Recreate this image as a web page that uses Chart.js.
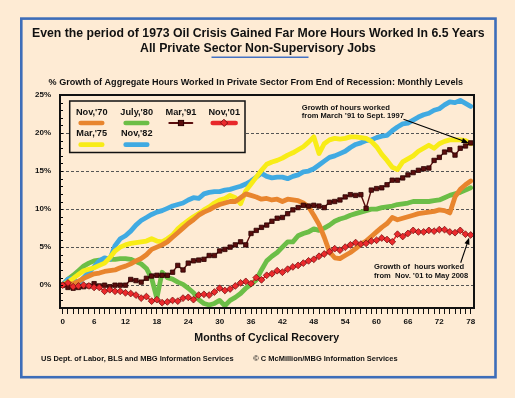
<!DOCTYPE html>
<html><head><meta charset="utf-8">
<script src="https://cdn.jsdelivr.net/npm/chart.js@4.4.0/dist/chart.umd.min.js"></script>
<style>html,body{margin:0;padding:0;background:#FEEBD4;}canvas{display:block;}</style>
</head><body>
<canvas id="c" width="515" height="398"></canvas>
<script>
const months = [0,1,2,3,4,5,6,7,8,9,10,11,12,13,14,15,16,17,18,19,20,21,22,23,24,25,26,27,28,29,30,31,32,33,34,35,36,37,38,39,40,41,42,43,44,45,46,47,48,49,50,51,52,53,54,55,56,57,58,59,60,61,62,63,64,65,66,67,68,69,70,71,72,73,74,75,76,77,78];
const xTickLabels = ['0','6','12','18','24','30','36','42','48','54','60','66','72','78'];
const yTickLabels = ['0%','5%','10%','15%','20%','25%'];

const nov70 = [0,0.1,0.2,0.5,0.9,1.2,1.5,1.6,1.8,1.9,2.0,2.3,2.5,2.8,3.2,3.5,4.0,4.7,5.0,5.3,5.7,6.3,6.9,7.5,8.1,8.6,9.2,9.6,9.9,10.3,10.6,10.8,11.0,11.0,11.5,12.0,11.8,11.6,11.3,11.4,11.2,11.3,11.0,11.3,11.2,11.1,10.8,10.3,9.2,8.0,6.3,4.4,3.6,3.5,3.9,4.3,4.8,5.4,5.8,6.4,7.0,7.6,8.1,8.9,8.6,8.8,9.0,9.2,9.4,9.5,9.6,9.7,9.9,9.8,9.5,11.6,12.6,13.2,13.7];
const mar75 = [0,0.4,0.9,1.4,1.9,2.1,2.3,2.6,2.9,3.6,4.5,5.0,5.3,5.5,5.6,5.7,5.8,6.1,5.8,5.7,6.1,6.6,7.4,8.0,8.5,9.0,9.4,9.9,10.3,10.8,11.2,11.4,11.8,11.5,10.7,12.4,13.3,14.2,15.1,15.9,16.2,16.4,16.7,17.1,17.4,17.8,18.2,18.8,19.5,17.3,18.6,19.1,19.3,19.2,19.3,19.5,19.5,19.4,19.3,18.9,18.2,17.2,16.4,15.5,15.2,16.2,16.6,17.0,17.6,18.0,18.4,18.0,18.6,18.9,19.1,19.1,19.1,19.0,18.6];
const jul80 = [0,0.8,1.3,1.9,2.5,2.9,3.2,3.3,3.3,3.4,3.4,3.5,3.5,3.4,3.1,2.8,2.2,0.9,-1.7,1.7,1.0,0.8,0.4,0.1,-0.4,-1.0,-1.9,-2.4,-2.6,-2.4,-2.0,-2.7,-2.0,-1.6,-1.1,-0.4,0.1,0.7,2.0,3.2,3.8,4.3,5.0,5.7,5.7,6.5,6.8,7.0,7.4,7.2,7.5,7.9,8.4,8.7,8.9,9.2,9.4,9.6,9.8,10.0,10.0,10.2,10.3,10.4,10.6,10.7,10.8,11.0,11.0,11.0,11.0,11.1,11.2,11.5,11.8,12.0,12.2,12.5,12.8];
const nov82 = [0,0.8,0.9,0.2,1.0,1.7,2.4,3.2,3.6,3.4,5.2,6.1,6.5,7.1,7.9,8.5,8.9,9.3,9.6,9.8,10.1,10.4,10.6,10.8,11.2,11.5,11.4,12.0,12.2,12.3,12.3,12.5,12.6,12.8,13.0,13.3,13.7,14.2,14.7,14.3,14.1,14.2,14.2,14.0,14.3,14.5,14.9,15.0,15.3,15.8,16.3,16.8,17.0,17.3,17.6,18.1,18.5,18.7,19.0,19.1,19.4,19.6,19.7,20.3,20.8,21.2,21.3,21.7,22.1,22.4,22.6,23.0,23.2,23.7,24.1,24.0,24.3,23.9,23.5];
const mar91 = [0,-0.3,-0.4,-0.3,-0.2,-0.1,0.2,-0.1,0.0,-0.2,0.0,0.0,0.0,0.75,0.6,0.4,0.9,1.2,1.3,1.3,1.3,1.7,2.6,2.0,2.9,3.2,3.3,3.4,3.9,3.9,4.5,4.7,5.0,5.3,5.7,5.3,6.8,7.2,7.6,7.9,8.4,8.8,8.9,9.4,9.9,10.2,10.5,10.4,10.5,10.4,10.2,10.9,11.0,11.2,11.6,11.9,11.8,11.9,10.1,12.5,12.7,12.8,13.2,13.8,13.8,14.1,14.5,14.8,15.1,15.3,15.4,16.4,16.8,17.5,17.8,17.1,18.0,18.3,18.7];
const nov01 = [0,0.3,-0.2,-0.1,0,-0.1,-0.3,-0.3,-0.8,-0.6,-0.8,-0.8,-1.0,-1.1,-1.3,-1.7,-1.5,-2.1,-1.9,-2.3,-2.2,-2.0,-2.1,-1.7,-1.6,-1.9,-1.3,-1.2,-1.3,-0.9,-0.4,-0.7,-0.5,-0.1,0.3,0.5,0.2,1.0,0.7,1.3,1.5,1.9,1.7,2.1,2.4,2.6,2.9,3.2,3.4,3.8,4.1,4.4,4.8,4.6,5.0,5.3,5.6,5.4,5.5,5.8,5.9,6.2,6.0,5.7,6.7,6.4,6.8,7.2,7.0,7.0,7.2,7.1,7.3,7.3,7.0,6.9,7.2,6.7,6.6];

const seriesNames = ["Nov,'70","Mar,'75","July,'80","Nov,'82","Mar,'91","Nov,'01"];
const titleLines = ['Even the period of 1973 Oil Crisis Gained Far More Hours Worked In 6.5 Years','All Private Sector Non-Supervisory Jobs'];
const subTitle = '% Growth of Aggregate Hours Worked In Private Sector From End of Recession: Monthly Levels';
const xTitle = 'Months of Cyclical Recovery';
const footLeft = 'US Dept. of Labor, BLS and MBG Information Services';
const footRight = '\u00A9 C McMillion/MBG Information Services';
const note1 = ['Growth of hours worked','from March \u201991 to Sept. 1997'];
const note2 = ['Growth of  hours worked','from  Nov. \u201901 to May 2008'];

const BG = '#FEEBD4';
const FONT = '"Liberation Sans", Arial, Helvetica, sans-serif';
const C = {orange:'#E8852E', yellow:'#F8EC17', green:'#6CBE47', blue:'#40AAE2', brown:'#5A0D0D', red:'#E8282B'};

function fitText(ctx, text, x, y, w, align) {
  ctx.font = 'bold 10px ' + FONT;
  const m = ctx.measureText(text).width;
  const s = 10 * w / m;
  ctx.font = 'bold ' + s.toFixed(2) + 'px ' + FONT;
  ctx.textAlign = align; ctx.textBaseline = 'middle';
  ctx.fillStyle = '#111';
  ctx.fillText(text, x, y);
}
function arrow(ctx, x1, y1, x2, y2) {
  const a = Math.atan2(y2 - y1, x2 - x1), L = 7, W = 2.6;
  ctx.strokeStyle = '#000'; ctx.fillStyle = '#000'; ctx.lineWidth = 1.1;
  ctx.beginPath(); ctx.moveTo(x1, y1);
  ctx.lineTo(x2 - L * Math.cos(a), y2 - L * Math.sin(a)); ctx.stroke();
  ctx.beginPath(); ctx.moveTo(x2, y2);
  ctx.lineTo(x2 - L * Math.cos(a) + W * Math.sin(a), y2 - L * Math.sin(a) - W * Math.cos(a));
  ctx.lineTo(x2 - L * Math.cos(a) - W * Math.sin(a), y2 - L * Math.sin(a) + W * Math.cos(a));
  ctx.closePath(); ctx.fill();
}

// dataset indexes
const DS = {red: 0, brown: 1, orange: 2, yellow: 3, blue: 4, green: 5};

const deco = {
  id: 'deco',
  beforeDraw(chart) {
    const ctx = chart.ctx;
    ctx.save();
    ctx.fillStyle = BG; ctx.fillRect(0, 0, chart.width, chart.height);
    ctx.strokeStyle = '#3D6DB9'; ctx.lineWidth = 2.6;
    ctx.strokeRect(21.3, 18.6, 474.2, 358.6);
    ctx.restore();
  },
  afterDraw(chart) {
    const ctx = chart.ctx, a = chart.chartArea;
    const xs = chart.scales.x, ys = chart.scales.y;
    ctx.save();
    fitText(ctx, titleLines[0], 258.3, 33.5, 453, 'center');
    fitText(ctx, titleLines[1], 258, 48.7, 236, 'center');
    ctx.strokeStyle = '#4472C4'; ctx.lineWidth = 1.6;
    ctx.beginPath(); ctx.moveTo(211.5, 57.3); ctx.lineTo(308.5, 57.3); ctx.stroke();
    fitText(ctx, subTitle, 255.8, 82.8, 415, 'center');
    fitText(ctx, xTitle, 266.7, 338.5, 145, 'center');
    fitText(ctx, footLeft, 41, 359.3, 192.5, 'left');
    fitText(ctx, footRight, 253.3, 359.3, 144.4, 'left');
    ctx.strokeStyle = '#000'; ctx.lineWidth = 1;
    for (let v = -2; v <= 24; v++) {
      const y = Math.round(ys.getPixelForValue(v)) + 0.5;
      ctx.beginPath(); ctx.moveTo(a.left, y); ctx.lineTo(a.left + 3, y); ctx.stroke();
    }
    ctx.lineWidth = 2; ctx.strokeStyle = '#111';
    ctx.strokeRect(a.left, a.top, a.right - a.left, a.bottom - a.top);
    // legend box
    ctx.fillStyle = BG; ctx.fillRect(69.7, 101, 175.3, 51.5);
    ctx.lineWidth = 1.5; ctx.strokeStyle = '#111';
    ctx.strokeRect(69.7, 101, 175.3, 51.5);
    const ds = chart.data.datasets;
    const cols = [91.7, 136.7, 181, 224.2];
    const slots = [[DS.orange,0,0],[DS.green,1,0],[DS.brown,2,0],[DS.red,3,0],[DS.yellow,0,1],[DS.blue,1,1]];
    slots.forEach(([di, col, row]) => {
      const d = ds[di];
      const cx = cols[col], ly = row ? 133.7 : 112.3, sy = row ? 144.7 : 123;
      ctx.font = 'bold 9.2px ' + FONT; ctx.textAlign = 'center'; ctx.textBaseline = 'middle';
      ctx.fillStyle = '#111'; ctx.fillText(d.label, cx, ly);
      ctx.lineCap = 'round';
      if (di === DS.brown) {
        ctx.strokeStyle = d.borderColor; ctx.lineWidth = 2;
        ctx.beginPath(); ctx.moveTo(cx - 11.7, sy); ctx.lineTo(cx + 11.3, sy); ctx.stroke();
        ctx.fillStyle = d.pointBackgroundColor; ctx.strokeStyle = d.pointBorderColor; ctx.lineWidth = 1;
        ctx.fillRect(cx - 2.6, sy - 2.6, 5.2, 5.2); ctx.strokeRect(cx - 2.6, sy - 2.6, 5.2, 5.2);
      } else if (di === DS.red) {
        ctx.strokeStyle = d.borderColor; ctx.lineWidth = 4.5;
        ctx.beginPath(); ctx.moveTo(cx - 11.5, sy); ctx.lineTo(cx + 11.5, sy); ctx.stroke();
        ctx.fillStyle = d.pointBackgroundColor; ctx.strokeStyle = d.pointBorderColor; ctx.lineWidth = 1;
        ctx.beginPath(); ctx.moveTo(cx, sy - 3.5); ctx.lineTo(cx + 3.5, sy); ctx.lineTo(cx, sy + 3.5); ctx.lineTo(cx - 3.5, sy); ctx.closePath(); ctx.fill(); ctx.stroke();
      } else {
        ctx.strokeStyle = d.borderColor; ctx.lineWidth = 4.7;
        ctx.beginPath(); ctx.moveTo(cx - 11, sy); ctx.lineTo(cx + 10.5, sy); ctx.stroke();
      }
    });
    ctx.lineCap = 'butt';
    fitText(ctx, note1[0], 301.7, 107.7, 88.3, 'left');
    fitText(ctx, note1[1], 301.7, 116.2, 102.3, 'left');
    const bx = xs.getPixelForValue(months[78]) - 2, by = ys.getPixelForValue(mar91[78]);
    arrow(ctx, 403.5, 119.3, bx, by);
    fitText(ctx, note2[0], 374, 267.3, 90, 'left');
    fitText(ctx, note2[1], 374, 275.5, 94.3, 'left');
    const rx = xs.getPixelForValue(months[78]) - 1.5, ry = ys.getPixelForValue(nov01[78]) + 2.5;
    arrow(ctx, 460.7, 262.7, rx, ry);
    ctx.restore();
  }
};

const thick = (label, data, color) => ({
  label, data, borderColor: color, backgroundColor: color, borderWidth: 4.8,
  pointRadius: 0, pointHoverRadius: 0, tension: 0, borderJoinStyle: 'round', borderCapStyle: 'round', fill: false
});

new Chart(document.getElementById('c'), {
  type: 'line',
  data: {
    labels: months,
    datasets: [
      {label: seriesNames[5], data: nov01, borderColor: C.red, backgroundColor: C.red, borderWidth: 1.6,
       pointStyle: 'rectRot', pointRadius: 3.4, pointBackgroundColor: '#EC2A2D', pointBorderColor: '#7A1212', pointBorderWidth: 0.8, tension: 0, fill: false},
      {label: seriesNames[4], data: mar91, borderColor: C.brown, backgroundColor: C.brown, borderWidth: 1.4,
       pointStyle: 'rect', pointRadius: 3.1, pointBackgroundColor: '#5A0D0D', pointBorderColor: '#2A0000', pointBorderWidth: 0.8, tension: 0, fill: false},
      thick(seriesNames[0], nov70, C.orange),
      thick(seriesNames[1], mar75, C.yellow),
      thick(seriesNames[3], nov82, C.blue),
      thick(seriesNames[2], jul80, C.green)
    ]
  },
  options: {
    responsive: false, animation: false, devicePixelRatio: 1,
    layout: {padding: {left: 20, right: 41, top: 95, bottom: 68}},
    plugins: {legend: {display: false}, tooltip: {enabled: false}, title: {display: false}},
    events: [],
    scales: {
      x: {
        type: 'linear', min: -0.52, max: 78.63,
        afterFit(s) { s.height = 22; },
        ticks: {stepSize: 1, autoSkip: false, includeBounds: false, maxRotation: 0, minRotation: 0, padding: 3,
          color: '#111', font: {family: FONT, size: 8, weight: 'bold'},
          callback: (v) => (v % 6 === 0 ? xTickLabels[v / 6] : '')},
        grid: {drawOnChartArea: false, drawTicks: true, tickLength: 6, color: '#111', lineWidth: 1},
        border: {display: true, color: '#111', width: 2}
      },
      y: {
        min: -3, max: 25,
        afterFit(s) { s.width = 40; },
        ticks: {stepSize: 5, includeBounds: false, padding: 9, color: '#111',
          font: {family: FONT, size: 8, weight: 'bold'},
          callback: (v) => yTickLabels[v / 5]},
        grid: {drawTicks: false, lineWidth: 1, color: (c) => (c.tick && c.tick.value === 25 ? 'rgba(0,0,0,0)' : '#555')},
        border: {display: true, color: '#111', width: 2, dash: [3, 2]}
      }
    }
  },
  plugins: [deco]
});
</script>
</body></html>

────────────────────────────────────────

## The request:
Begin at the first line of the data above and repeat each line exactly, stopping after the line containing "const yTickLabels = ['0%','5%','10%','15%','20%','25%'];". Omit the pictures.

## Exercise solution:
Recreate this image as a web page that uses Chart.js.
<!DOCTYPE html>
<html><head><meta charset="utf-8">
<script src="https://cdn.jsdelivr.net/npm/chart.js@4.4.0/dist/chart.umd.min.js"></script>
<style>html,body{margin:0;padding:0;background:#FEEBD4;}canvas{display:block;}</style>
</head><body>
<canvas id="c" width="515" height="398"></canvas>
<script>
const months = [0,1,2,3,4,5,6,7,8,9,10,11,12,13,14,15,16,17,18,19,20,21,22,23,24,25,26,27,28,29,30,31,32,33,34,35,36,37,38,39,40,41,42,43,44,45,46,47,48,49,50,51,52,53,54,55,56,57,58,59,60,61,62,63,64,65,66,67,68,69,70,71,72,73,74,75,76,77,78];
const xTickLabels = ['0','6','12','18','24','30','36','42','48','54','60','66','72','78'];
const yTickLabels = ['0%','5%','10%','15%','20%','25%'];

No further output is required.